甘肅的漢長城資源也十分雄厚。人們常說漢長城,因為它不僅僅是一堵墻,而是因地制宜構建的一系列完備的軍事防御體系。甘肅的漢長城最有特色。秦長城西止于臨洮,漢塞則從令居(永登)一直修到敦煌,再延伸之羅布泊。甘肅以東大多是在秦長城基礎上予以整修,貫穿河西走廊的漢長城則全是新修的。
《漢書·匈奴傳》載,漢元帝時群臣議論罷長城之事,郎中侯應上書:“起塞以來百有余年,非皆以土垣也,或因山巖石,木柴僵落,溪谷水門,稍稍平之,卒徒筑治,功費久遠,不可勝計。”說的是漢長城并非都是土墻,而是根據地形,利用險要,或紅柳砂石筑墻,或柵欄水溝設險,還有用“天田”設防的,挖一條深溝,鋪上細沙,既可阻止犯邊,又可查防越境。
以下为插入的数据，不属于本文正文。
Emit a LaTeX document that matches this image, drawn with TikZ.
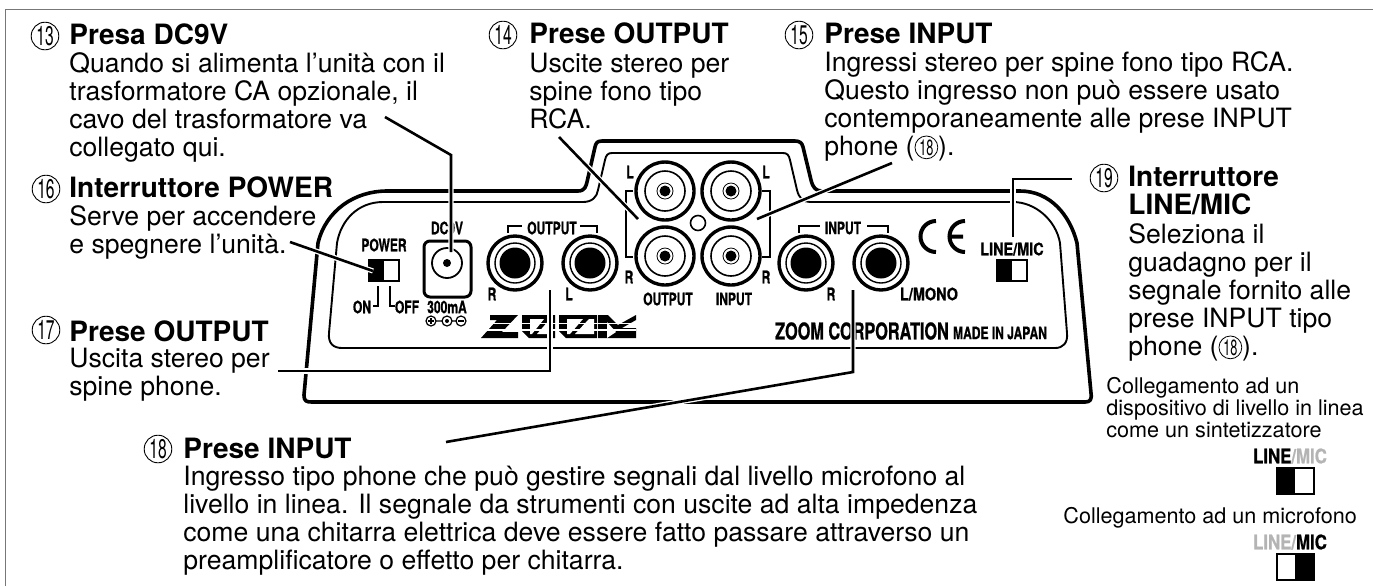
\documentclass[tikz,border=0pt]{standalone}
\usepackage{fontspec}
\setmainfont{TeX Gyre Heros}
\newfontfamily\panelfont[FakeStretch=.7,FakeBold=.8]{TeX Gyre Heros}
\newfontfamily\panelwide[FakeStretch=.84,FakeBold=.8]{TeX Gyre Heros}
\newfontfamily\numfont[FakeStretch=.58]{TeX Gyre Heros}
\definecolor{framegray}{HTML}{777777}
\definecolor{offgray}{HTML}{B4B4B4}
\tikzset{
  bodytext/.style={anchor=base west,align=left,inner sep=0pt,font=\fontsize{13.3}{13.9}\selectfont},
  headtext/.style={anchor=base west,align=left,inner sep=0pt,font=\fontsize{14}{13.7}\selectfont\bfseries},
  smalltext/.style={anchor=base west,align=left,inner sep=0pt,font=\fontsize{10.8}{11}\selectfont},
  numc/.style={circle,draw,line width=.45pt,minimum size=13.8pt,inner sep=0pt,font=\numfont\fontsize{13.5}{14}\selectfont},
  numi/.style={circle,draw,line width=.4pt,minimum size=11.4pt,inner sep=0pt,font=\numfont\fontsize{11}{11}\selectfont},
  panel/.style={inner sep=0pt,font=\panelfont\bfseries\fontsize{8.6}{9}\selectfont},
  panelline/.style={inner sep=0pt,font=\panelwide\bfseries\fontsize{8.6}{9}\selectfont},
  panellarge/.style={inner sep=0pt,font=\panelwide\bfseries\fontsize{10}{10}\selectfont},
  panelbig/.style={inner sep=0pt,font=\panelfont\bfseries\fontsize{11.6}{12}\selectfont},
  shell/.style={line width=1.8pt,line join=round},
  plate/.style={line width=.95pt,line join=round},
  callout/.style={line width=1.3pt,preaction={draw,white,line width=2.6pt}},
  rim/.style={line width=1.7pt},
  ring/.style={line width=.7pt},
  thin bracket/.style={line width=1pt}
}
\newcommand{\inum}[1]{\tikz[baseline=(inum.base)]\node[numi] (inum) {#1};}
\begin{document}
\begin{tikzpicture}[x=.5pt,y=-.5pt]
  \useasboundingbox (0,0) rectangle (1373,586);
  \draw[framegray,line width=.9pt] (5.5,586)--(5.5,9.5)--(1373,9.5);

  \draw[shell] (304,395)--(318,243) .. controls (326,210) and (355,191) .. (387,191)--(578,191)
    .. controls (585,191) and (586,186) .. (587,182)--(595,147) .. controls (596,143) and (597,141) .. (602,141)
    --(795,141) .. controls (800,141) and (802,143) .. (803,147)--(811,180) .. controls (813,188) and (816,191) .. (822,191)
    --(1020,191) .. controls (1050,191) and (1070,215) .. (1077,243)--(1091,393) .. controls (1092,400) and (1090,402) .. (1085,402)
    --(312,402) .. controls (306,402) and (304,401) .. (304,395)--cycle;
  \draw[plate] (329,333)--(337,243) .. controls (341,220) and (358,202) .. (383,202)--(583,202)
    .. controls (592,202) and (597,197) .. (598,190)--(605,160) .. controls (606,155) and (608,153) .. (612,153)
    --(783,153) .. controls (787,153) and (789,155) .. (790,160)--(797,190) .. controls (799,198) and (803,202) .. (810,202)
    --(1013,202) .. controls (1035,202) and (1056,220) .. (1060,243)--(1067,333) .. controls (1068,343) and (1063,348) .. (1055,348)
    --(342,348) .. controls (333,348) and (328,343) .. (329,333)--cycle;

  % switches
  \node[panel] (power) at (384,245) {POWER};
  \draw[fill=white,line width=1pt] (369,260) rectangle (399,281);
  \fill (369,260) rectangle (384,281);
  \draw[thin bracket] (378,286)--(378,306)--(373,306) (390,286)--(390,306)--(395,306);
  \node[panel] (on) at (362,307) {ON};
  \node[panel] (off) at (407,307) {OFF};
  \node[panelline] (linemic) at (1012,249) {LINE/MIC};
  \draw[fill=white,line width=1pt] (997,260) rectangle (1027,281);
  \fill (997,260) rectangle (1012,281);

  % power socket
  \node[panel] (dcv) at (447,228) {DC9V};
  \draw[line width=1.5pt,rounded corners=3pt] (424,241) rectangle (471,297);
  \draw[line width=.9pt] (447,263) circle (15);
  \fill (447,263) circle (4);
  \node[panel] (ma) at (447,307) {300mA};
  \draw[line width=.6pt] (431,321) circle (5) (447,321) circle (5) (461,321) circle (5) (436,321)--(442,321) (452,321)--(456,321);
  \draw[line width=.6pt] (428,321)--(434,321) (431,318)--(431,324) (458,321)--(464,321);
  \fill (447,321) circle (2);

  % phone jacks
  \draw[rim] (515,263) circle (27) (590,263) circle (27) (806,263) circle (27) (881,263) circle (27);
  \draw[ring] (515,263) circle (20) (590,263) circle (20) (806,263) circle (20) (881,263) circle (20);
  \fill (515,263) circle (15.5) (590,263) circle (15.5) (806,263) circle (15.5) (881,263) circle (15.5);
  \draw[thin bracket] (508,233)--(508,226)--(522,226) (580,226)--(597,226)--(597,233);
  \draw[thin bracket] (799,233)--(799,226)--(820,226) (867,226)--(888,226)--(888,233);
  \node[panel] (outp) at (552,228) {OUTPUT};
  \node[panel] (inp) at (843,228) {INPUT};
  \node[panel] (outr) at (492,294) {R};
  \node[panel] (outl) at (569,294) {L};
  \node[panel] (inr) at (831,294) {R};
  \node[panelline] (inl) at (929,294) {L/MONO};

  % RCA jacks
  \draw[rim] (665,191) circle (29) (665,256) circle (29) (731,191) circle (29) (731,256) circle (29);
  \draw[line width=.8pt] (665,191) circle (20) (665,256) circle (20) (731,191) circle (20) (731,256) circle (20);
  \draw[line width=.4pt] (665,191) circle (8) (665,256) circle (8) (731,191) circle (8) (731,256) circle (8);
  \fill (665,191) circle (5.5) (665,256) circle (5.5) (731,191) circle (5.5) (731,256) circle (5.5);
  \draw[line width=.8pt] (698,223) circle (7.5);
  \draw[thin bracket] (633,191)--(626,191)--(626,257)--(633,257) (762,191)--(770,191)--(770,257)--(762,257);
  \node[panel] (rcaoutl) at (630,172) {L};
  \node[panel] (rcaoutr) at (629,277) {R};
  \node[panel] (rcainl) at (766,172) {L};
  \node[panel] (rcainr) at (766,277) {R};
  \node[panel] (rcaout) at (668,299) {OUTPUT};
  \node[panel] (rcain) at (734,299) {INPUT};

  % CE mark
  \draw[line width=2pt] (936,221) arc (270:90:15.5);
  \draw[line width=2pt] (965,221) arc (270:90:15.5) (949,236.5)--(963,236.5);

  % logo
  \fill (490,315)--(518,315)--(502,332)--(518,332)--(518,338)--(481,338)--(497,320)--(490,320)--cycle;
  \fill (522,315)--(555,315)--(555,338)--(529,338)--(522,331)--cycle;
  \fill (559,315)--(597,315)--(597,338)--(566,338)--(559,331)--cycle;
  \fill (598,315)--(608,315)--(618,325)--(636,315)--(636,320)--(622,328)--(636,328)--(636,338)--(598,338)--cycle;
  \fill[white] (530,319)--(544,319)--(532,334)--(530,334)--cycle (550,319)--(552,319)--(552,334)--(537,334)--cycle;
  \fill[white] (567,319)--(583,319)--(570,334)--(567,334)--cycle (589,319)--(594,319)--(594,334)--(575,334)--cycle;
  \fill[white] (607,322)--(616,332)--(607,338)--cycle;
  \draw[white,line width=.6pt] (481,323.5)--(636,323.5) (481,330)--(636,330);

  \node[panelbig] (corp) at (862,331) {ZOOM CORPORATION};
  \node[panel] (japan) at (1000,333) {MADE IN JAPAN};

  % callouts
  \coordinate (a13) at (385,117);
  \coordinate (b13) at (451,155);
  \coordinate (c13) at (451,252);
  \coordinate (a14) at (559,137);
  \coordinate (b14) at (638,219);
  \coordinate (a15) at (892,163);
  \coordinate (b15) at (757,219);
  \coordinate (a16) at (290,242);
  \coordinate (b16) at (373,271);
  \coordinate (a17) at (278,371);
  \coordinate (b17) at (550,371);
  \coordinate (c17) at (550,290);
  \coordinate (a18) at (446,442);
  \coordinate (b18) at (853,372);
  \coordinate (c18) at (853,290);
  \coordinate (a19) at (1072,179);
  \coordinate (b19) at (1013,179);
  \coordinate (c19) at (1013,237);
  \draw[callout] (a13)--(b13)--(c13);
  \draw[callout] (a14)--(b14);
  \draw[callout] (a15)--(b15);
  \draw[callout] (a16)--(b16);
  \draw[callout] (a17)--(b17)--(c17);
  \draw[callout] (a18)--(b18)--(c18);
  \draw[callout] (a19)--(b19)--(c19);

  % texts
  \node[numc] (n13) at (45,36) {13};
  \node[headtext] (h13) at (69,44) {Presa DC9V};
  \node[bodytext] (t13) at (69,156) {Quando si alimenta l’unità con il\\trasformatore CA opzionale, il\\cavo del trasformatore va\\collegato qui.};
  \node[numc] (n14) at (503,35) {14};
  \node[headtext] (h14) at (529,43) {Prese OUTPUT};
  \node[bodytext] (t14) at (529,128) {Uscite stereo per\\spine fono tipo\\RCA.};
  \node[numc] (n15) at (799,35) {15};
  \node[headtext] (h15) at (824,43) {Prese INPUT};
  \node[bodytext] (t15) at (824,155) {Ingressi stereo per spine fono tipo RCA.\\Questo ingresso non può essere usato\\contemporaneamente alle prese INPUT\\phone (\inum{18}).};
  \node[numc] (n16) at (46,189) {16};
  \node[headtext] (h16) at (69,197) {Interruttore POWER};
  \node[bodytext] (t16) at (69,253) {Serve per accendere\\e spegnere l’unità.};
  \node[numc] (n17) at (46,330) {17};
  \node[headtext] (h17) at (69,341) {Prese OUTPUT};
  \node[bodytext] (t17) at (69,395) {Uscita stereo per\\spine phone.};
  \node[numc] (n18) at (158,449) {18};
  \node[headtext] (h18) at (183,458) {Prese INPUT};
  \node[bodytext] (t18) at (183,569) {Ingresso tipo phone che può gestire segnali dal livello microfono al\\livello in linea. Il segnale da strumenti con uscite ad alta impedenza\\come una chitarra elettrica deve essere fatto passare attraverso un\\preamplificatore o effetto per chitarra.};
  \node[numc] (n19) at (1104,178) {19};
  \node[headtext] (h19) at (1128,214) {Interruttore\\LINE/MIC};
  \node[bodytext] (t19) at (1128,355) {Seleziona il\\guadagno per il\\segnale fornito alle\\prese INPUT tipo\\phone (\inum{18}).};

  \node[smalltext] (line) at (1106,437) {Collegamento ad un\\dispositivo di livello in linea\\come un sintetizzatore};
  \node[panellarge] (lineon) at (1290,456) {LINE\textcolor{offgray}{/MIC}};
  \draw[fill=white,line width=1.3pt] (1277,468) rectangle (1314,494);
  \fill (1277,468) rectangle (1295,494);
  \node[smalltext] (mic) at (1063,523) {Collegamento ad un microfono};
  \node[panellarge] (micon) at (1290,542) {\textcolor{offgray}{LINE/}MIC};
  \draw[fill=white,line width=1.3pt] (1277,554) rectangle (1314,580);
  \fill (1295,554) rectangle (1314,580);
\end{tikzpicture}
\end{document}
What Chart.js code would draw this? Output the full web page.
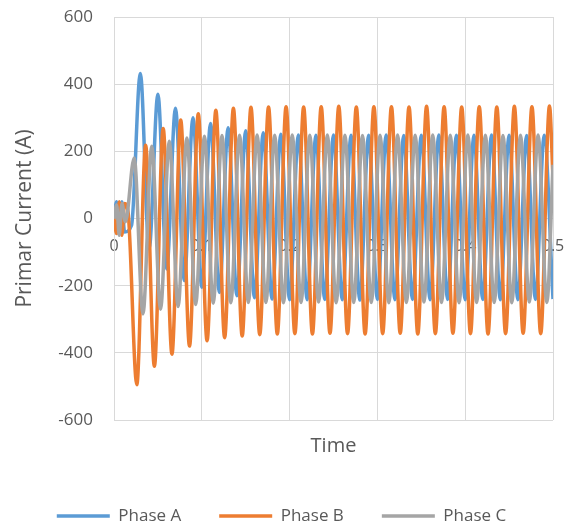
<!DOCTYPE html>
<html>
<head>
<meta charset="utf-8">
<script src="https://cdn.jsdelivr.net/npm/chart.js@4/dist/chart.umd.min.js"></script>
<style>
    html, body { margin: 0; padding: 0; background: #fff; }
    #wrap { width: 569px; height: 529px; }
</style>
</head>
<body>
<div id="wrap"><canvas id="currentChart" width="569" height="529"></canvas></div>
<script>
// Primary current per phase at each peak / trough
const timeA = [0, 0.003, 0.006, 0.009, 0.012, 0.02,
    0.03, 0.04, 0.05, 0.06, 0.07, 0.08, 0.09, 0.1,
    0.11, 0.12, 0.13, 0.14, 0.15, 0.16, 0.17, 0.18, 0.19, 0.2,
    0.21, 0.22, 0.23, 0.24, 0.25, 0.26, 0.27, 0.28, 0.29, 0.3,
    0.31, 0.32, 0.33, 0.34, 0.35, 0.36, 0.37, 0.38, 0.39, 0.4,
    0.41, 0.42, 0.43, 0.44, 0.45, 0.46, 0.47, 0.48, 0.49, 0.5];
const currentA = [0, 50, -45, 50, -40, -20,
    432, -90, 370, -150, 328, -185, 300, -205,
    283, -220, 270, -230, 261, -236, 255, -240, 251, -242,
    249, -242, 248, -241, 249, -242, 248, -243, 248, -241,
    249, -242, 247, -241, 248, -242, 249, -241, 248, -242,
    248, -241, 249, -242, 248, -242, 247, -241, 248, -240];

const timeB = [0, 0.003, 0.006, 0.009, 0.012, 0.016,
    0.026, 0.036, 0.046, 0.056, 0.066, 0.076, 0.086, 0.096,
    0.106, 0.116, 0.126, 0.136, 0.146, 0.156, 0.166, 0.176, 0.186, 0.196,
    0.206, 0.216, 0.226, 0.236, 0.246, 0.256, 0.266, 0.276, 0.286, 0.296,
    0.306, 0.316, 0.326, 0.336, 0.346, 0.356, 0.366, 0.376, 0.386, 0.396,
    0.406, 0.416, 0.426, 0.436, 0.446, 0.456, 0.466, 0.476, 0.486, 0.496, 0.5];
const currentB = [0, -45, 50, -50, 45, 20,
    -495, 218, -440, 268, -404, 293, -380, 312,
    -364, 322, -355, 328, -350, 331, -346, 332, -344, 333,
    -343, 332, -344, 333, -342, 334, -343, 332, -344, 333,
    -343, 333, -342, 332, -344, 334, -343, 333, -342, 332,
    -343, 333, -344, 332, -343, 334, -342, 333, -343, 335, 120];

const timeC = [0, 0.003, 0.006, 0.009, 0.013,
    0.023, 0.033, 0.043, 0.053, 0.063, 0.073, 0.083, 0.093,
    0.103, 0.113, 0.123, 0.133, 0.143, 0.153, 0.163, 0.173, 0.183, 0.193,
    0.203, 0.213, 0.223, 0.233, 0.243, 0.253, 0.263, 0.273, 0.283, 0.293,
    0.303, 0.313, 0.323, 0.333, 0.343, 0.353, 0.363, 0.373, 0.383, 0.393,
    0.403, 0.413, 0.423, 0.433, 0.443, 0.453, 0.463, 0.473, 0.483, 0.493, 0.5];
const currentC = [0, 40, -50, 45, -10,
    180, -284, 215, -270, 230, -262, 240, -256,
    245, -252, 247, -251, 248, -250, 249, -250, 248, -251,
    249, -250, 248, -249, 249, -251, 248, -250, 247, -250,
    248, -251, 249, -250, 248, -249, 249, -250, 248, -251,
    249, -250, 248, -250, 247, -251, 248, -249, 249, -250, 160];

const phaseNames = ['Phase A', 'Phase B', 'Phase C'];
const xTicks = [0, 0.1, 0.2, 0.3, 0.4, 0.5];
const yTicks = [-600, -400, -200, 0, 200, 400, 600];

const toPoints = (t, v) => t.map((x, i) => ({ x: x, y: v[i] }));

Chart.defaults.font.family = "'Open Sans', sans-serif";
Chart.defaults.color = '#595959';

const gridColor = '#d9d9d9';

const ctx = document.getElementById('currentChart').getContext('2d');
const currentChart = new Chart(ctx, {
    type: 'line',
    data: {
        datasets: [{
            label: phaseNames[0],
            data: toPoints(timeA, currentA),
            borderColor: '#5b9bd5',
            backgroundColor: '#5b9bd5',
            order: 3
        }, {
            label: phaseNames[1],
            data: toPoints(timeB, currentB),
            borderColor: '#ed7d31',
            backgroundColor: '#ed7d31',
            order: 2
        }, {
            label: phaseNames[2],
            data: toPoints(timeC, currentC),
            borderColor: '#a5a5a5',
            backgroundColor: '#a5a5a5',
            order: 1
        }]
    },
    options: {
        responsive: false,
        animation: false,
        datasets: {
            line: {
                borderWidth: 3.5,
                pointRadius: 0,
                cubicInterpolationMode: 'monotone'
            }
        },
        layout: {
            padding: { left: 10, right: 16, top: 17, bottom: -5.5 }
        },
        plugins: {
            tooltip: { enabled: false },
            legend: {
                position: 'bottom',
                labels: {
                    usePointStyle: true,
                    pointStyle: 'line',
                    pointStyleWidth: 53,
                    padding: 38,
                    font: { size: 17 },
                    sort: (a, b) => a.datasetIndex - b.datasetIndex
                }
            }
        },
        scales: {
            x: {
                type: 'linear',
                min: 0,
                max: 0.5,
                position: { y: 0 },
                afterBuildTicks: (scale) => { scale.ticks = xTicks.map(v => ({ value: v })); },
                // invisible tick marks keep the labels below the zero line
                grid: { color: gridColor, drawTicks: true, tickLength: 16, tickColor: 'rgba(0,0,0,0)' },
                border: { color: gridColor },
                ticks: { padding: 2, maxRotation: 0, font: { size: 16 } }
            },
            x2: {
                type: 'linear',
                position: 'bottom',
                min: 0,
                max: 0.5,
                grid: { display: false, drawTicks: false },
                border: { display: false },
                ticks: { display: false },
                title: {
                    display: true,
                    text: 'Time',
                    font: { size: 20 },
                    padding: { top: 14, bottom: 11.5 }
                }
            },
            y: {
                min: -600,
                max: 600,
                afterBuildTicks: (scale) => { scale.ticks = yTicks.map(v => ({ value: v })); },
                afterFit: (scale) => { scale.width = 104; },
                grid: { color: gridColor, drawTicks: true, tickLength: 18, tickColor: 'rgba(0,0,0,0)' },
                border: { color: gridColor },
                ticks: { padding: 3, font: { size: 17 } },
                title: {
                    display: true,
                    text: 'Primar Current (A)',
                    font: { size: 21 },
                    padding: { top: 2, bottom: 4 }
                }
            }
        }
    }
});
</script>
</body>
</html>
漢塞的組成還有烽燧、塢障、方城等,用以了敵,屯兵和指揮作戰。今天所謂的陽關遺址,關城已不存在,僅是殘留的一座烽燧,而玉門關故址小方盤城則是玉門都尉的治所,此去向東20公里,有一座大方盤城,是漢代邊防的軍事物質儲備基地。
漢長城更為重要的意義在于,它不單純是軍事防御工事,也是為了徹底消除匈奴威脅而建立的主動進攻的戰斗堡壘。漢武帝驅逐匈奴,設立河西四郡,斬斷其右臂后,又從兩個方面修筑漢長城。一條沿弱水(黑河)伸向居延,另一條從敦煌向羅布泊延伸。徹底消除了匈奴之患,開拓了疆土,保障了絲綢之路的暢通。
“秦時明月漢時關,萬里長征人未還。”漢長城歷經兩千年滄桑,被風沙掩埋,只是一百年前首次被英籍匈牙利人斯坦因發現,才為世人所知。如今漢塞只剩殘垣斷壁,站在這里,風沙撲面,落日夕照,撫摸著城墻壁上一層層夯打過的痕跡,望著高聳在山脊上或蜿蜓在溝壑里的龍之氣勢,誰都會為長城的古老、大氣、壯觀而感慨,因為,它像一塊標志著民族興盛和衰落的碑刻,見證著滄海桑田的變遷,凝固著久遠的歲月以及被歲月積淀的歷史。或許,正是因為這堅韌的堅守,才使一個民族葆有鮮活的生命基因,才使一個國家充滿向上的活力。